Global Edge-Matched Admin Data
The Global Admin project is a data processing pipeline designed to take the best available administration boundary information from multiple sources (OCHA, WFP, government, and others), aggregating them into a single edge-matched dataset with a common schema using an automated methodology. The most detailed admin level available is used, ranging from 0-4 depending on the source. This dataset uses ISO-3 codes as the primary unit of edge-matching, with 249 currently used (not including disputed areas). Of these, 227 ISO-3 codes have subdivisions available: 114 sourced from OCHA, 106 from GADM, and 7 from public government data repositories. All these sources are matched to an admin 0 dataset produced by WFP for the public domain. Data can be downloaded from the following links:
Layer (ADM 0-4) | Size | URL |
---|---|---|
Boundary Polygons | 2.45 GB | data.fieldmaps.io/global-admin/wld_polygons.gpkg.zip |
Cartographic Lines | 869 MB | data.fieldmaps.io/global-admin/wld_lines.gpkg.zip |
Label Points | 19.9 MB | data.fieldmaps.io/global-admin/wld_points.gpkg.zip |
Sources
The following links point to data catalogues used for this project, all data manually downloaded, and some transformations performed. These are some of the modifications performed on each source as a pre-processing step:
- OCHA: Boundary modifications are mostly limited to areas involving disputed boundaries, such as both Sudan and South Sudan claiming the Abyei Administrative Region. In this case, the area is removed from both countries when performing edge-matching, and represented as a disputed area in the admin 0 layer. In rare cases, topology cleaning is also required. For attributes that have not been formatted to the ITOS geodatabase standard, as defined by documents on GitHub, tables are manually changed to match this so they can be automatically read.
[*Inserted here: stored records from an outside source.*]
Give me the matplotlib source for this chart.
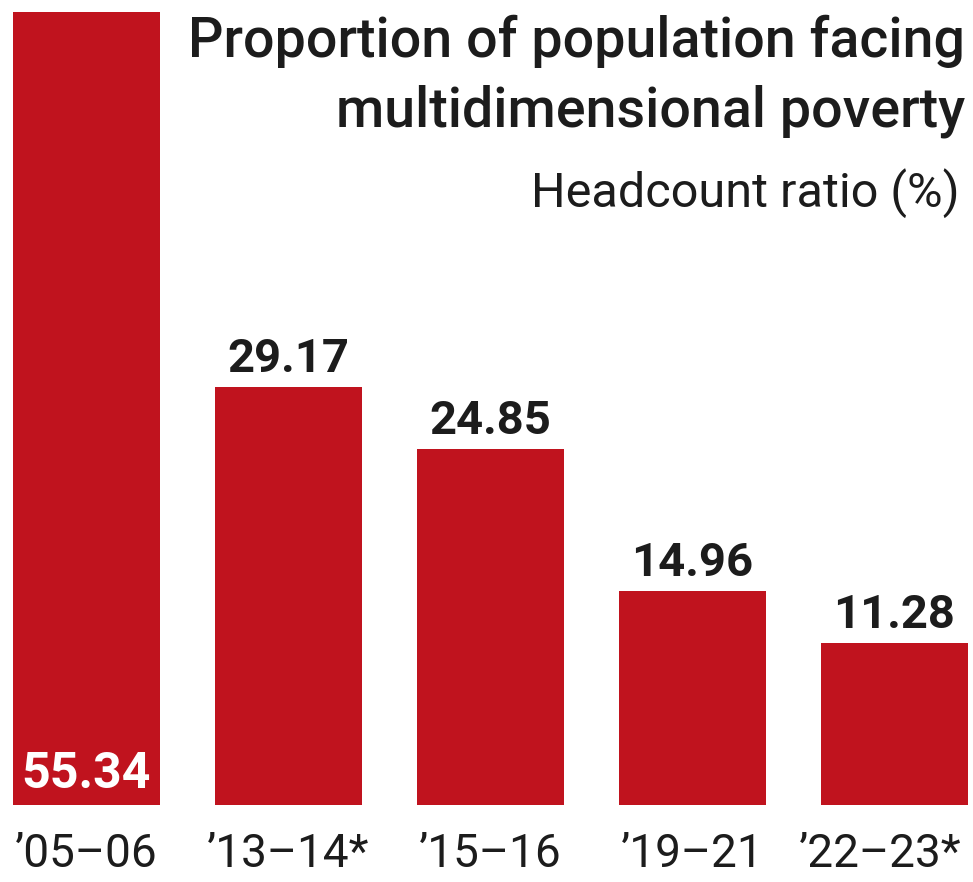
import matplotlib
matplotlib.use('Agg')
import matplotlib.pyplot as plt

# data
years = ['’05–06', '’13–14*', '’15–16', '’19–21', '’22–23*']
headcount = [55.34, 29.17, 24.85, 14.96, 11.28]

title_lines = ['Proportion of population facing', 'multidimensional poverty']
subtitle = 'Headcount ratio (%)'

red = '#c0131e'
ink = '#1c1c1c'
fam = ['Roboto', 'DejaVu Sans']

W, H = 973, 882
fig = plt.figure(figsize=(W / 100, H / 100), dpi=100)
fig.patch.set_facecolor('white')

# axes: bar bottom at y=805px, tallest bar top at y=12px
ax = fig.add_axes([0, 77 / H, 1, 1 - 77 / H - 12 / H])
x = list(range(len(years)))
ax.bar(x, headcount, width=0.728, color=red)
ax.set_xlim(-86.5 / 202, (W - 86.5) / 202)
ax.set_ylim(0, max(headcount))
ax.axis('off')

# value labels
for i, v in enumerate(headcount):
    if i == 0:
        ax.annotate(f'{v:.2f}', (i, 0), xytext=(0, 12.2), textcoords='offset points',
                    ha='center', va='baseline', fontsize=36, fontweight='bold',
                    family=fam, color='white')
    else:
        ax.annotate(f'{v:.2f}', (i, v), xytext=(0, 10.8), textcoords='offset points',
                    ha='center', va='baseline', fontsize=34, fontweight='bold',
                    family=fam, color=ink)

# category labels under the bars (baseline 15px above the bottom edge)
for i, lab in enumerate(years):
    dx = -10 if i == len(years) - 1 else 0
    ax.annotate(lab, (i, 0), xytext=(dx, -62 / 1.389), textcoords='offset points',
                ha='center', va='baseline', fontsize=33, family=fam, color=ink)

# title block, right aligned
fig.text(965 / W, 1 - 57 / H, title_lines[0], ha='right', va='baseline',
         fontsize=40, fontweight='medium', family=fam, color=ink)
fig.text(965 / W, 1 - 127 / H, title_lines[1], ha='right', va='baseline',
         fontsize=40, fontweight='medium', family=fam, color=ink)
fig.text(960 / W, 1 - 207 / H, subtitle, ha='right', va='baseline',
         fontsize=35, family=fam, color=ink)

fig.savefig('out.png', dpi=100, facecolor='white')
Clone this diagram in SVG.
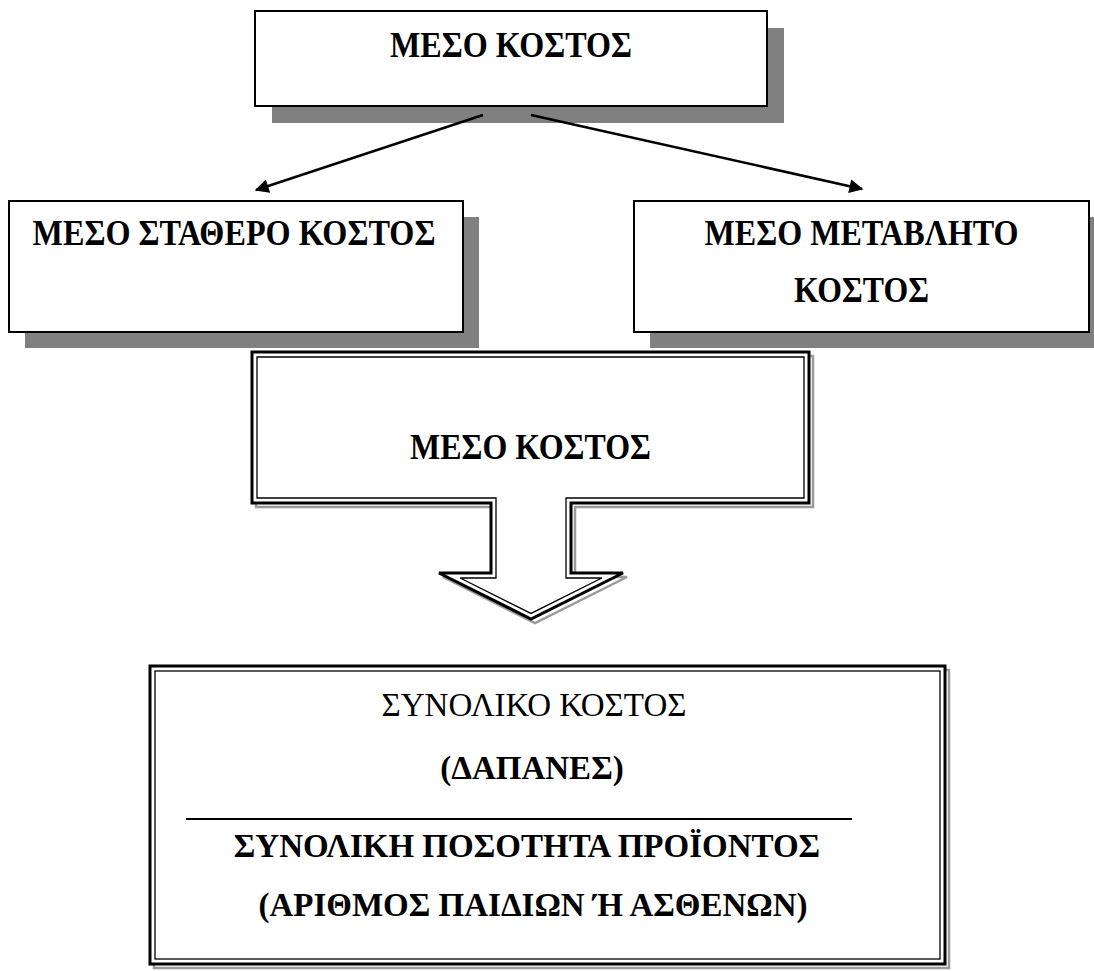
<svg xmlns="http://www.w3.org/2000/svg" width="1094" height="971" viewBox="0 0 1094 971">
  <style>
    .shadow { fill: #808080; }
    .box { fill: #ffffff; stroke: #000000; stroke-width: 2; }
    .lbl { font-family: "Liberation Serif", "Times New Roman", serif; font-size: 35px; font-weight: bold; fill: #000000; text-anchor: middle; }
    .small { font-size: 33px; }
    .plain { font-weight: normal; }
    .conn { stroke: #000000; stroke-width: 2.5; fill: none; }
    .dbl-shadow { fill: none; stroke: #9a9a9a; stroke-width: 2.5; }
    .dbl-outer { fill: #ffffff; stroke: #000000; stroke-width: 3; }
    .dbl-inner { fill: none; stroke: #000000; stroke-width: 1.3; }
  </style>
  <defs>
    <marker id="head" viewBox="0 0 10 10" refX="9" refY="5" markerWidth="18" markerHeight="14" markerUnits="userSpaceOnUse" orient="auto">
      <path d="M0 0 L10 5 L0 10 Z" fill="#000000"/>
    </marker>
  </defs>

  <rect width="1094" height="971" fill="#ffffff"/>

  <!-- top node -->
  <g id="avg-cost-top">
    <rect class="shadow" x="272" y="28" width="512" height="95"/>
    <rect class="box" x="255" y="11" width="512" height="95"/>
    <text class="lbl" x="511" y="57" textLength="242" lengthAdjust="spacingAndGlyphs">ΜΕΣΟ ΚΟΣΤΟΣ</text>
  </g>

  <!-- left node -->
  <g id="avg-fixed-cost">
    <rect class="shadow" x="25" y="217" width="454" height="131"/>
    <rect class="box" x="9" y="201" width="454" height="131"/>
    <text class="lbl" x="234" y="245" textLength="403" lengthAdjust="spacingAndGlyphs">ΜΕΣΟ ΣΤΑΘΕΡΟ ΚΟΣΤΟΣ</text>
  </g>

  <!-- right node -->
  <g id="avg-variable-cost">
    <rect class="shadow" x="650" y="217" width="455" height="131"/>
    <rect class="box" x="634" y="201" width="455" height="131"/>
    <text class="lbl" x="861.5" y="245" textLength="314" lengthAdjust="spacingAndGlyphs">ΜΕΣΟ ΜΕΤΑΒΛΗΤΟ</text>
    <text class="lbl" x="861.5" y="302" textLength="135" lengthAdjust="spacingAndGlyphs">ΚΟΣΤΟΣ</text>
  </g>

  <!-- connectors -->
  <g id="connectors">
    <line class="conn" x1="483" y1="115" x2="256" y2="190" marker-end="url(#head)"/>
    <line class="conn" x1="531" y1="115" x2="862" y2="189" marker-end="url(#head)"/>
  </g>

  <!-- block arrow callout -->
  <g id="avg-cost-arrow">
    <path class="dbl-shadow" transform="translate(4,4)" d="M252 352 H809 V503 H571 V573 H623 L531 619 L439 573 H491 V503 H252 Z"/>
    <path class="dbl-outer" d="M252 352 H809 V503 H571 V573 H623 L531 619 L439 573 H491 V503 H252 Z"/>
    <path class="dbl-inner" d="M257 357 H804 V498 H566 V578 H601.8 L531 613.4 L460.2 578 H496 V498 H257 Z"/>
    <text class="lbl" x="530.5" y="459" textLength="241" lengthAdjust="spacingAndGlyphs">ΜΕΣΟ ΚΟΣΤΟΣ</text>
  </g>

  <!-- formula box -->
  <g id="avg-cost-formula">
    <rect class="dbl-shadow" x="154" y="670" width="795" height="298"/>
    <rect class="dbl-outer" x="150" y="666" width="795" height="298"/>
    <rect class="dbl-inner" x="155" y="671" width="785" height="288"/>
    <text class="lbl small plain" x="534" y="716">ΣΥΝΟΛΙΚΟ ΚΟΣΤΟΣ</text>
    <text class="lbl small" x="532" y="779">(ΔΑΠΑΝΕΣ)</text>
    <line x1="186" y1="819" x2="852" y2="819" stroke="#000000" stroke-width="2"/>
    <text class="lbl small" x="527" y="857">ΣΥΝΟΛΙΚΗ ΠΟΣΟΤΗΤΑ ΠΡΟΪΟΝΤΟΣ</text>
    <text class="lbl small" x="533" y="916">(ΑΡΙΘΜΟΣ ΠΑΙΔΙΩΝ Ή ΑΣΘΕΝΩΝ)</text>
  </g>
</svg>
- GADM: Lakes and water bodies are classified as administrative regions with no names in this dataset, and are therefore removed before performing edge-matching.
- WFP: Only minor changes are made to the boundary itself, such as clipping out the Caspian Sea, as is commonly done in other global reference maps. Attribute modifications are minor as well, removing deleted (WAK → UMI) and transitional reservation (ANT → BES) ISO-3 codes.
Boundary Normalization
A common problem of merging spatial data from different sources is the existence of gaps and overlaps between sources. There are many ways to address this problem, with the approach taken here being to generate borderless digital boundary files for each input. In this context, a digital boundary file is one that does not follow shorelines and international boundaries, but rather stretches out with simplified edges, intended for users to clip with their own shorelines and international boundaries. For example, Statistics Canada uses a digital boundary file when creating census blocks, later clipped with lakes and shorelines to derive a layer suitable for reference maps.
Attribute Normalization
Just as with boundaries, merging attribute columns between sources with different schemas need to be conditioned so that columns align with each other. The following schema is used.
Repeating in layer
The following columns repeat for each higher level in an admin layer. An admin 2 layer will include attributes for adm2, adm1, and adm0. Replace the "X" with the indicated level.
Name | Description |
---|---|
admX_id | Automatically generated ID used for internal pipeline management. |
admX_ocha | P-Code taken from OCHA sources. If not an OCHA source, a P-Code like ID is generated using the ISO-2 code. |
admX_name1 | Primary administrative region name. Uses the language defined by the "lang_name1" column. |
admX_name2 | Secondary administrative region name. Uses the language defined by the "lang_name2" column. |
admX_name3 | Tertiary administrative region name. Uses the language defined by the "lang_name3" column. |
admX_namea | All other names listed for a region are combined together using the pipe ( | ) symbol. |
Once per layer
These columns only appear a single time per layer, providing layer metadata.
Name | Description |
---|---|
lang_name1 | Primary language used for "admX_name1". |
lang_name2 | Secondary language used for "admX_name2". |
lang_name3 | Tertiary language used for "admX_name3". |
src_name | One of: OCHA, GOVT, GADM. |
src_url | Link where the original data source can be downloaded. |
src_date | Date original dataset was produced. |
src_valid | Last date original dataset was reviewed. |
adm_max | Most detailed administrative level available for a particular ISO-3 region. |
Only in admin 0
These columns only appear in the admin 0 layer.
Name | Description |
---|---|
wfp_id | ID code used by WFP. There may be multiple ID's per ISO-3 to differentiate islands and other distinct features. |
wfp_name | Preferred name associated to the region defined by a WFP ID. |
wfp_namea | Alternative name for a region defined by a WFP ID. |
wfp_disput | One of: YES or NO. Indicates whether the area is a disputed region. |
wfp_source | Source used for creating the admin 0 boundary, usually listed as SALB. |
wfp_status | Indicates the sovereignty status of the region (State, Territory, Special Region, etc). |
wfp_label | Label used for creating cartographic maps, indicating non-self-governing territory, etc. |
wfp_mapclr | Used for data management to indicate the ISO-3 source of non-self-governing territory, etc. |
wfp_update | Last date boundary data for a region was modified. |